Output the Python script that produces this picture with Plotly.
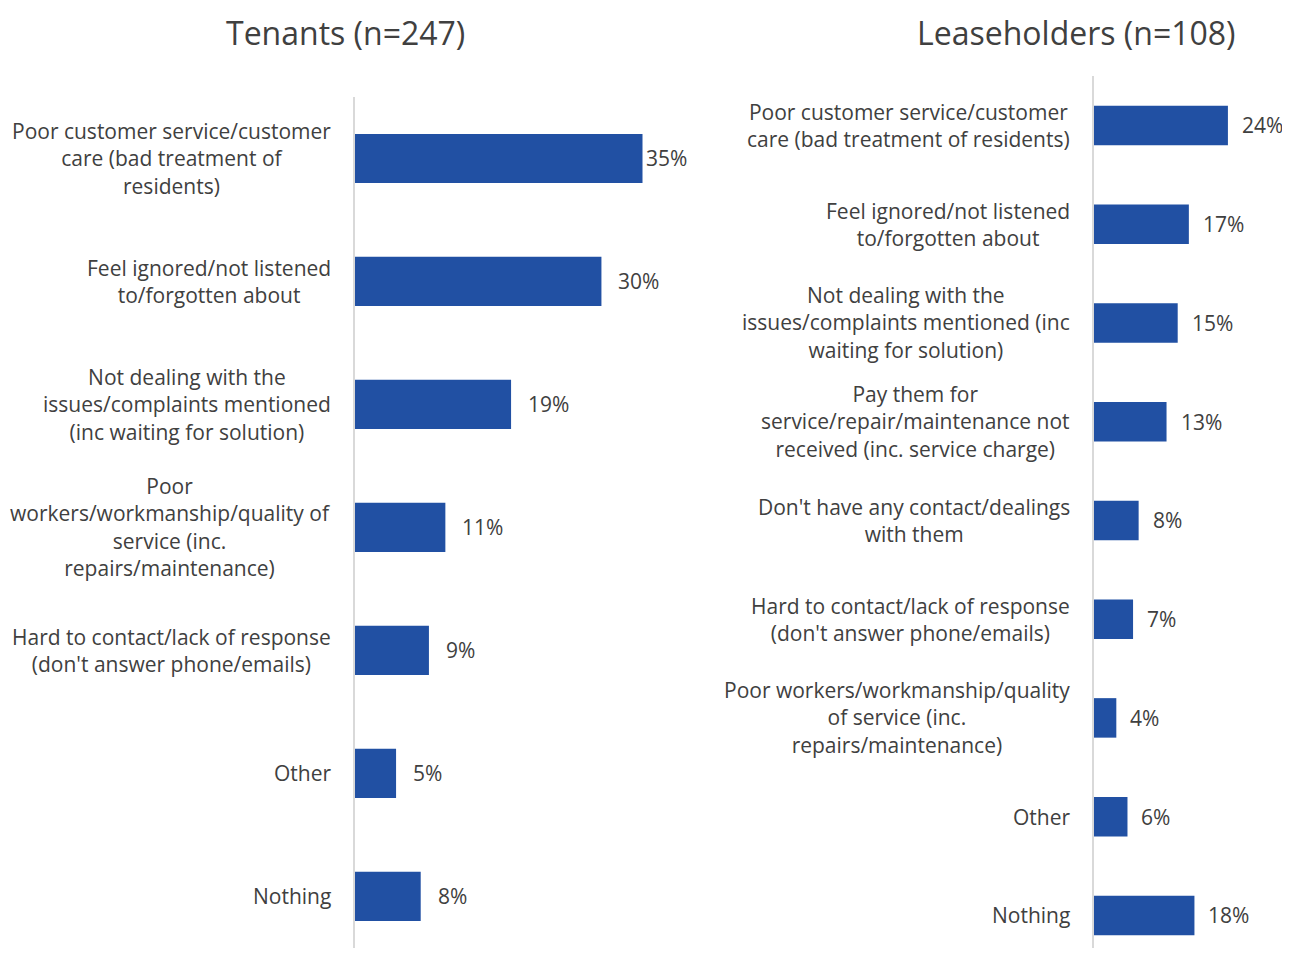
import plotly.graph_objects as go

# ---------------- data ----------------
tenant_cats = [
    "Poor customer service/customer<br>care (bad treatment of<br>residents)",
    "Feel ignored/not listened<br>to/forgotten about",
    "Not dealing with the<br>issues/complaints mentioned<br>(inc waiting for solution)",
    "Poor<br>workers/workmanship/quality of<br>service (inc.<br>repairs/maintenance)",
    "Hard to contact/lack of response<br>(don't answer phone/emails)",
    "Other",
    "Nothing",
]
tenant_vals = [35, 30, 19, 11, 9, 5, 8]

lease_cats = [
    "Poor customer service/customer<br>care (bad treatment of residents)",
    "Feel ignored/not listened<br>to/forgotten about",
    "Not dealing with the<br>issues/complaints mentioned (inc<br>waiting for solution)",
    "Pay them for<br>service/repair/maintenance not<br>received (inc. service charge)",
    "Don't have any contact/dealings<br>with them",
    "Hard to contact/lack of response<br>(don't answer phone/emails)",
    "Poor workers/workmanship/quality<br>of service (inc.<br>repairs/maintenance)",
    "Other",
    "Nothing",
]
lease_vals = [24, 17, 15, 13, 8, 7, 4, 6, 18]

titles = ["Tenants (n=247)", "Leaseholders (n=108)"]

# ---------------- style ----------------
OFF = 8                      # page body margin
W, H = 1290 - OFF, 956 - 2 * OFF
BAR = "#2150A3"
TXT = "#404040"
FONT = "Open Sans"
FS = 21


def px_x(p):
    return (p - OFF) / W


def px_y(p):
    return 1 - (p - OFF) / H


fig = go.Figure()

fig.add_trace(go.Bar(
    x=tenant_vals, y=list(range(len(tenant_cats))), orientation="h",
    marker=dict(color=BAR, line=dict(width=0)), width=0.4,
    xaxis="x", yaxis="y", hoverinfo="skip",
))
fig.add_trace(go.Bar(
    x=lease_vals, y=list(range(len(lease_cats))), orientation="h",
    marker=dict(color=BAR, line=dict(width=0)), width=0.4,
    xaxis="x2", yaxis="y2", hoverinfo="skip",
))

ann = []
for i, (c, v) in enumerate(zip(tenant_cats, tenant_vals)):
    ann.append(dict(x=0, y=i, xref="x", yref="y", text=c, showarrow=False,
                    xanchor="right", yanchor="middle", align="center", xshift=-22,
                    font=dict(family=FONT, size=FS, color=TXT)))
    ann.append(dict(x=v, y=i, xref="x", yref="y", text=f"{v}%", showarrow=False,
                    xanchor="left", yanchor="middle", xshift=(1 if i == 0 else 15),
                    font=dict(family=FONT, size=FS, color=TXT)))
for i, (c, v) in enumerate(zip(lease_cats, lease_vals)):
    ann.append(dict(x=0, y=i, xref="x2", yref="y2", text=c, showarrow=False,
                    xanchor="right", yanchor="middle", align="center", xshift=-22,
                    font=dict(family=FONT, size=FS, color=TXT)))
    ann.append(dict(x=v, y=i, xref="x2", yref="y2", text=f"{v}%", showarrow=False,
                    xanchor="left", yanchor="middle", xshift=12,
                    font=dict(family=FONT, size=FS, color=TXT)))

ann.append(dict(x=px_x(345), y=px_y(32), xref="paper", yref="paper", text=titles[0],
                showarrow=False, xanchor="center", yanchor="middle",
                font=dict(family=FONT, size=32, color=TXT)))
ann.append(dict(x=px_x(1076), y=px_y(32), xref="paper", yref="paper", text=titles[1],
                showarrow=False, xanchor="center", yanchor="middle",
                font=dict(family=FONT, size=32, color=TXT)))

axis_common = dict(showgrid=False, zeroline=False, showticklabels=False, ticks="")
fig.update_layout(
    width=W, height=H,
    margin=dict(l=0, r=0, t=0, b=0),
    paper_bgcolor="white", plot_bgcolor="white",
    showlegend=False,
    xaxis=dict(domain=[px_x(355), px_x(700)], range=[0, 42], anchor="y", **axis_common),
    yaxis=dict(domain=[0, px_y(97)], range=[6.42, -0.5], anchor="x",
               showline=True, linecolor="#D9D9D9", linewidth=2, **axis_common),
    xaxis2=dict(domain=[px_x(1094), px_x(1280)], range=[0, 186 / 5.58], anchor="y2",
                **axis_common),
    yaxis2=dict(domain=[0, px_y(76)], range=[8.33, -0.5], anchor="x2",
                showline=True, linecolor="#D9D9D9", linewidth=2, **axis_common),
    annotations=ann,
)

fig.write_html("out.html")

**BRIEF:** Skip the pictures and restate exactly the lines from the beginning of the listing to the line with "import plotly.graph_objects as go", that line included.

**REPLY TO THE TASK:**
Output the Python script that produces this picture with Plotly.
import plotly.graph_objects as go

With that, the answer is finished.